• _EXERCISE DETAILS_:
Nothing but the lines from the top of the data to the line holding "import pandas as pd" should be printed, word for word and both ends included; leave the pictures out.

• _DATA_:

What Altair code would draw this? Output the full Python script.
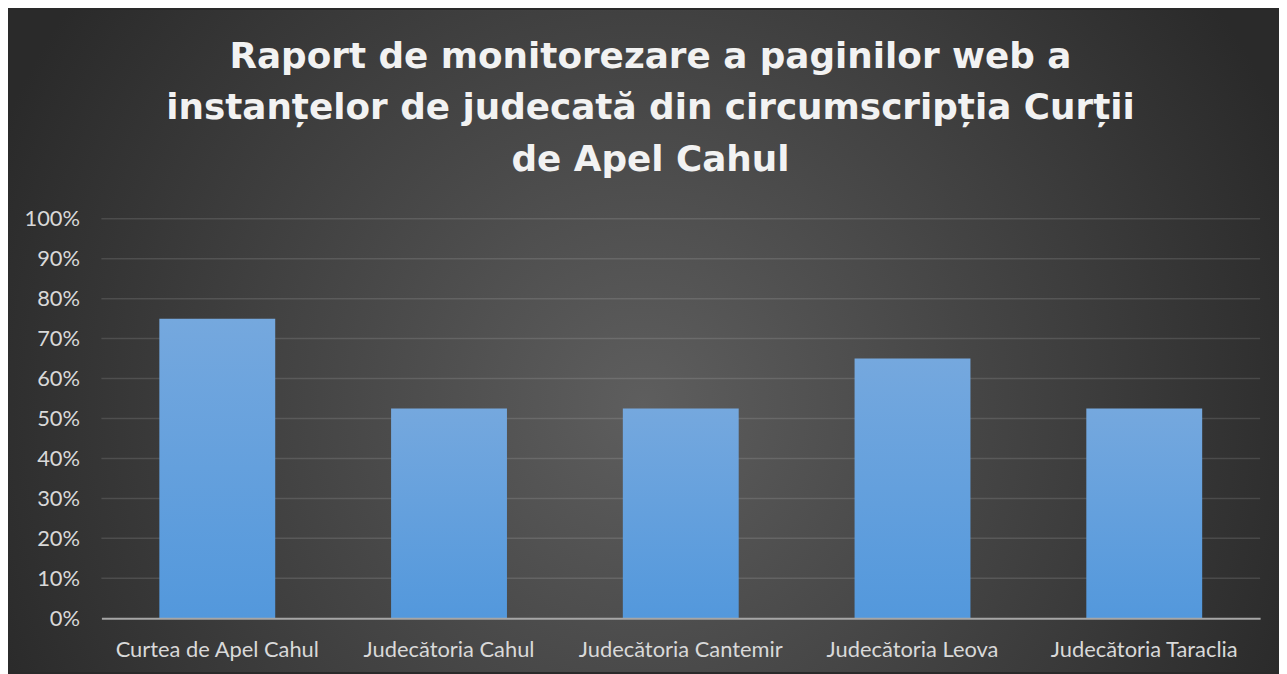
import altair as alt
import pandas as pd

categories = ["Curtea de Apel Cahul", "Judecătoria Cahul", "Judecătoria Cantemir",
              "Judecătoria Leova", "Judecătoria Taraclia"]
values = [0.75, 0.525, 0.525, 0.65, 0.525]
tick_values = [0, 0.1, 0.2, 0.3, 0.4, 0.5, 0.6, 0.7, 0.8, 0.9, 1.0]
grid_values = [0.1, 0.2, 0.3, 0.4, 0.5, 0.6, 0.7, 0.8, 0.9, 1.0]
title_lines = ["Raport de monitorezare a paginilor web a",
               "instanțelor de judecată din circumscripția Curții",
               "de Apel Cahul"]

W, H = 1166, 402
PL, PT, PR, PB = 94, 210, 19, 54

bars_df = pd.DataFrame({"cat": categories, "v": values})
grid_df = pd.DataFrame({"g": grid_values})

label_color = "#d9d9d9"
label_font = "Lato"

y_axis = alt.Axis(values=tick_values, format=".0%", grid=False, domain=False, ticks=False,
                  tickSize=0, labelPadding=22, labelFont=label_font, labelFontSize=22,
                  labelColor=label_color, title=None, zindex=1)
y_scale = alt.Scale(domain=[0, 1])

bg = alt.Chart(alt.Data(values=[{"a": 1}])).mark_rect(
    fill=alt.RadialGradient(
        gradient="radial",
        stops=[alt.GradientStop(offset=0, color="#5e5e5e"),
               alt.GradientStop(offset=1, color="#2a2a2a")],
        x1=0.5, y1=0.55, r1=0, x2=0.5, y2=0.55, r2=0.55,
    )
).encode(
    x=alt.value(-PL), x2=alt.value(W + PR),
    y=alt.value(-PT), y2=alt.value(H + PB),
)

grid = alt.Chart(grid_df).mark_rule(color="#ffffff", opacity=0.12, strokeWidth=1.5).encode(
    y=alt.Y("g:Q", scale=y_scale, axis=y_axis)
)

bars = alt.Chart(bars_df).mark_bar(
    fill=alt.LinearGradient(
        gradient="linear",
        stops=[alt.GradientStop(offset=0, color="#75a8de"),
               alt.GradientStop(offset=1, color="#5398dc")],
        x1=0, y1=0, x2=0, y2=1,
    )
).encode(
    x=alt.X("cat:N", sort=categories,
            scale=alt.Scale(paddingInner=0.5, paddingOuter=0.25),
            axis=alt.Axis(title=None, labelAngle=0, labelFont=label_font, labelFontSize=22,
                          labelColor=label_color, domainColor="#a6a6a6", domainWidth=2,
                          labelLimit=400, ticks=False, tickSize=0, labelPadding=21,
                          grid=False, zindex=1)),
    y=alt.Y("v:Q", scale=y_scale, axis=y_axis),
)

chart = alt.layer(bg, grid, bars).properties(
    width=W, height=H,
    autosize=alt.AutoSizeParams(type="none"),
    padding={"left": PL, "top": PT, "right": PR, "bottom": PB},
    title=alt.TitleParams(
        text=title_lines, font="DejaVu Sans", fontSize=36, fontWeight="bold",
        color="#f2f2f2", lineHeight=52, anchor="middle", frame="bounds",
        offset=-170, dx=7, zindex=2,
    ),
).configure(background="#2a2a2a").configure_view(stroke=None)

chart.save("out.html", embed_options={"renderer": "svg", "actions": False})
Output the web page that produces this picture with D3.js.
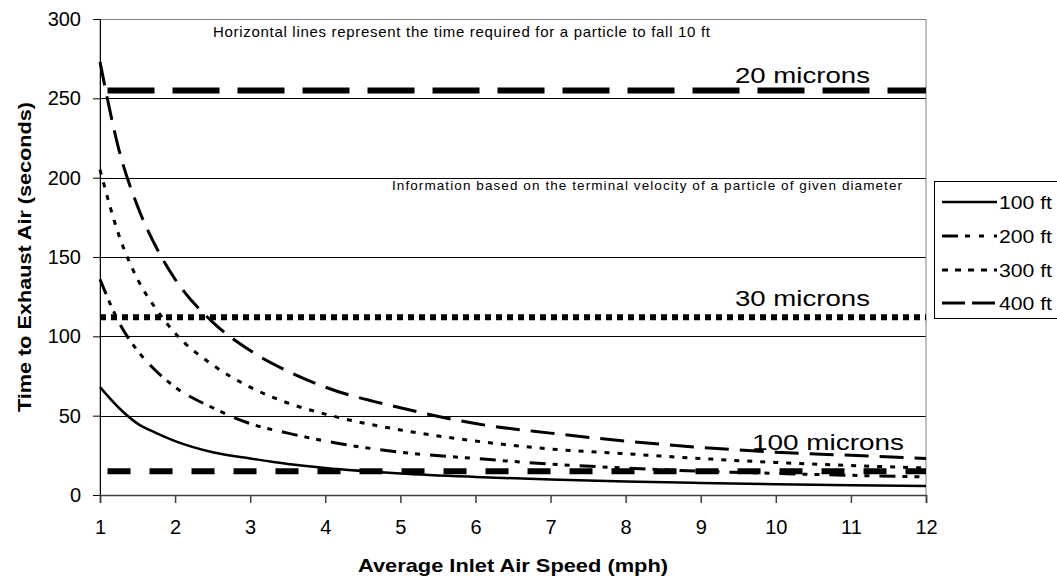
<!DOCTYPE html>
<html>
<head>
<meta charset="utf-8">
<script src="https://cdn.jsdelivr.net/npm/d3@7"></script>
<style>
  body { margin: 0; background: #fff; }
  svg { display: block; font-family: "Liberation Sans", Arial, sans-serif; }
</style>
</head>
<body>
<svg id="chart" width="1057" height="580"></svg>
<script>
// ---- data ----
const speeds = [1, 1.25, 1.5, 1.75, 2, 2.5, 3, 3.5, 4, 5, 6, 7, 8, 9, 10, 11, 12];
const ft100 = [68, 55, 45, 39, 34, 27, 23, 19.5, 17, 13.6, 11.4, 9.7, 8.5, 7.6, 6.8, 6.2, 5.7];
const ft200 = [136, 109, 91, 78, 68, 55, 45, 39, 34, 27, 23, 19.5, 17, 15, 13.6, 12.4, 11.4];
const ft300 = [205, 164, 136, 117, 102, 82, 68, 58, 51, 41, 34, 29, 26, 23, 20.5, 18.6, 17];
const ft400 = [273, 218, 182, 156, 136, 109, 91, 78, 68, 55, 45, 39, 34, 30, 27, 25, 23];
const seriesNames = ["100 ft", "200 ft", "300 ft", "400 ft"];
const refLabels = ["20 microns", "30 microns", "100 microns"];
const refValues = [255, 112, 15];
const refStart = [1.1, 1, 1.1];
const refEnd = [12, 12, 12];
const xTicks = [1, 2, 3, 4, 5, 6, 7, 8, 9, 10, 11, 12];
const yTicks = [0, 50, 100, 150, 200, 250, 300];
const note1 = "Horizontal lines represent the time required for a particle to fall 10 ft";
const note2 = "Information based on the terminal velocity of a particle of given diameter";
const xTitle = "Average Inlet Air Speed (mph)";
const yTitle = "Time to Exhaust Air (seconds)";

// ---- styles ----
const seriesData = [ft100, ft200, ft300, ft400];
const seriesDash = [null, "16,7,5,7,5,10", "5,8", "24,11"];
const legendDash = [null, "16,7,5,9,5,10", "6,7", "23,7"];
const seriesWidth = [2.5, 3, 3, 3];
const refDash = ["47,18", "6,5", "23,19"];
const refWidth = [6, 6, 6];

const svg = d3.select("#chart");
const x = d3.scaleLinear().domain([1, 12]).range([100, 926]);
const y = d3.scaleLinear().domain([0, 300]).range([495, 19]);

// gridlines
svg.append("g").selectAll("line").data(yTicks.filter(d => d > 0 && d < 300)).join("line")
  .attr("x1", x(1)).attr("x2", x(12))
  .attr("y1", d => Math.round(y(d)) + 0.5).attr("y2", d => Math.round(y(d)) + 0.5)
  .attr("stroke", "#000").attr("stroke-width", 1);

// plot border
svg.append("rect")
  .attr("x", x(1)).attr("y", Math.round(y(300)) + 0.5)
  .attr("width", x(12) - x(1)).attr("height", y(0) - y(300))
  .attr("fill", "none").attr("stroke", "#808080").attr("stroke-width", 1);

// y axis
const yAxis = d3.axisLeft(y).tickValues(yTicks).tickSize(7).tickPadding(12);
const gy = svg.append("g").attr("transform", `translate(${x(1)},0)`).call(yAxis);
gy.select(".domain").attr("stroke", "#000");
gy.selectAll(".tick line").attr("stroke", "#000");
gy.selectAll(".tick text").attr("font-size", 20).attr("fill", "#000")
  .attr("font-family", "Liberation Sans, Arial, sans-serif");

// x axis
const xAxis = d3.axisBottom(x).tickValues(xTicks).tickSize(8).tickPadding(17);
const gx = svg.append("g").attr("transform", `translate(0,${y(0)})`).call(xAxis);
gx.select(".domain").attr("stroke", "#404040").attr("stroke-width", 1.5);
gx.selectAll(".tick line").attr("stroke", "#404040").attr("stroke-width", 1.5);
gx.selectAll(".tick text").attr("font-size", 20).attr("fill", "#000")
  .attr("font-family", "Liberation Sans, Arial, sans-serif");

// reference horizontal lines
refValues.forEach((v, i) => {
  svg.append("line")
    .attr("x1", x(refStart[i])).attr("x2", x(refEnd[i]))
    .attr("y1", y(v)).attr("y2", y(v))
    .attr("stroke", "#000").attr("stroke-width", refWidth[i])
    .attr("stroke-dasharray", refDash[i]);
});

// curves
const line = d3.line().x(d => x(d[0])).y(d => y(d[1])).curve(d3.curveMonotoneX);
seriesData.forEach((vals, i) => {
  svg.append("path")
    .datum(speeds.map((s, j) => [s, vals[j]]))
    .attr("d", line)
    .attr("fill", "none").attr("stroke", "#000")
    .attr("stroke-width", seriesWidth[i])
    .attr("stroke-dasharray", seriesDash[i]);
});

// annotations
svg.append("text").attr("x", 213).attr("y", 37).attr("font-size", 15)
  .attr("textLength", 497).attr("lengthAdjust", "spacing").text(note1);
svg.append("text").attr("x", 392).attr("y", 190).attr("font-size", 13.5)
  .attr("textLength", 510).attr("lengthAdjust", "spacing").text(note2);
const refLabelX = [735, 735, 752];
const refLabelY = [83, 306, 450];
const refLabelW = [135, 135, 152];
refLabels.forEach((t, i) => {
  svg.append("text").attr("x", refLabelX[i]).attr("y", refLabelY[i])
    .attr("font-size", 22).attr("textLength", refLabelW[i])
    .attr("lengthAdjust", "spacingAndGlyphs").text(t);
});

// axis titles
svg.append("text").attr("x", x(6.5)).attr("y", 572).attr("text-anchor", "middle")
  .attr("font-size", 19).attr("font-weight", "bold")
  .attr("textLength", 310).attr("lengthAdjust", "spacingAndGlyphs").text(xTitle);
svg.append("text").attr("transform", "translate(31,257) rotate(-90)")
  .attr("text-anchor", "middle").attr("font-size", 19).attr("font-weight", "bold")
  .attr("textLength", 310).attr("lengthAdjust", "spacingAndGlyphs")
  .text(yTitle);

// legend
svg.append("rect").attr("x", 934.5).attr("y", 181.5).attr("width", 130).attr("height", 137)
  .attr("fill", "#fff").attr("stroke", "#000").attr("stroke-width", 1);
const legY = [202, 236, 270, 303];
seriesNames.forEach((n, i) => {
  svg.append("line").attr("x1", 942).attr("x2", 997)
    .attr("y1", legY[i]).attr("y2", legY[i])
    .attr("stroke", "#000").attr("stroke-width", seriesWidth[i])
    .attr("stroke-dasharray", legendDash[i]);
  svg.append("text").attr("x", 999).attr("y", legY[i] + 6.5).attr("font-size", 18)
    .attr("textLength", 53).attr("lengthAdjust", "spacingAndGlyphs").text(n);
});
</script>
</body>
</html>
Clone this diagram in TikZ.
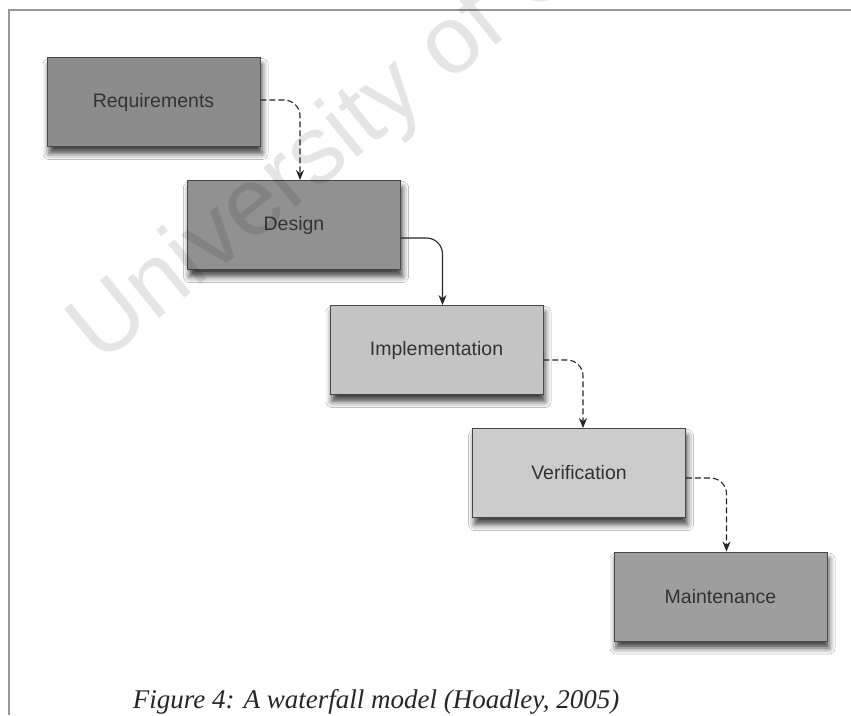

• _ANSWER TO THIS EXERCISE_:
What Altair code would draw this? Output the full Python script.
import altair as alt
import pandas as pd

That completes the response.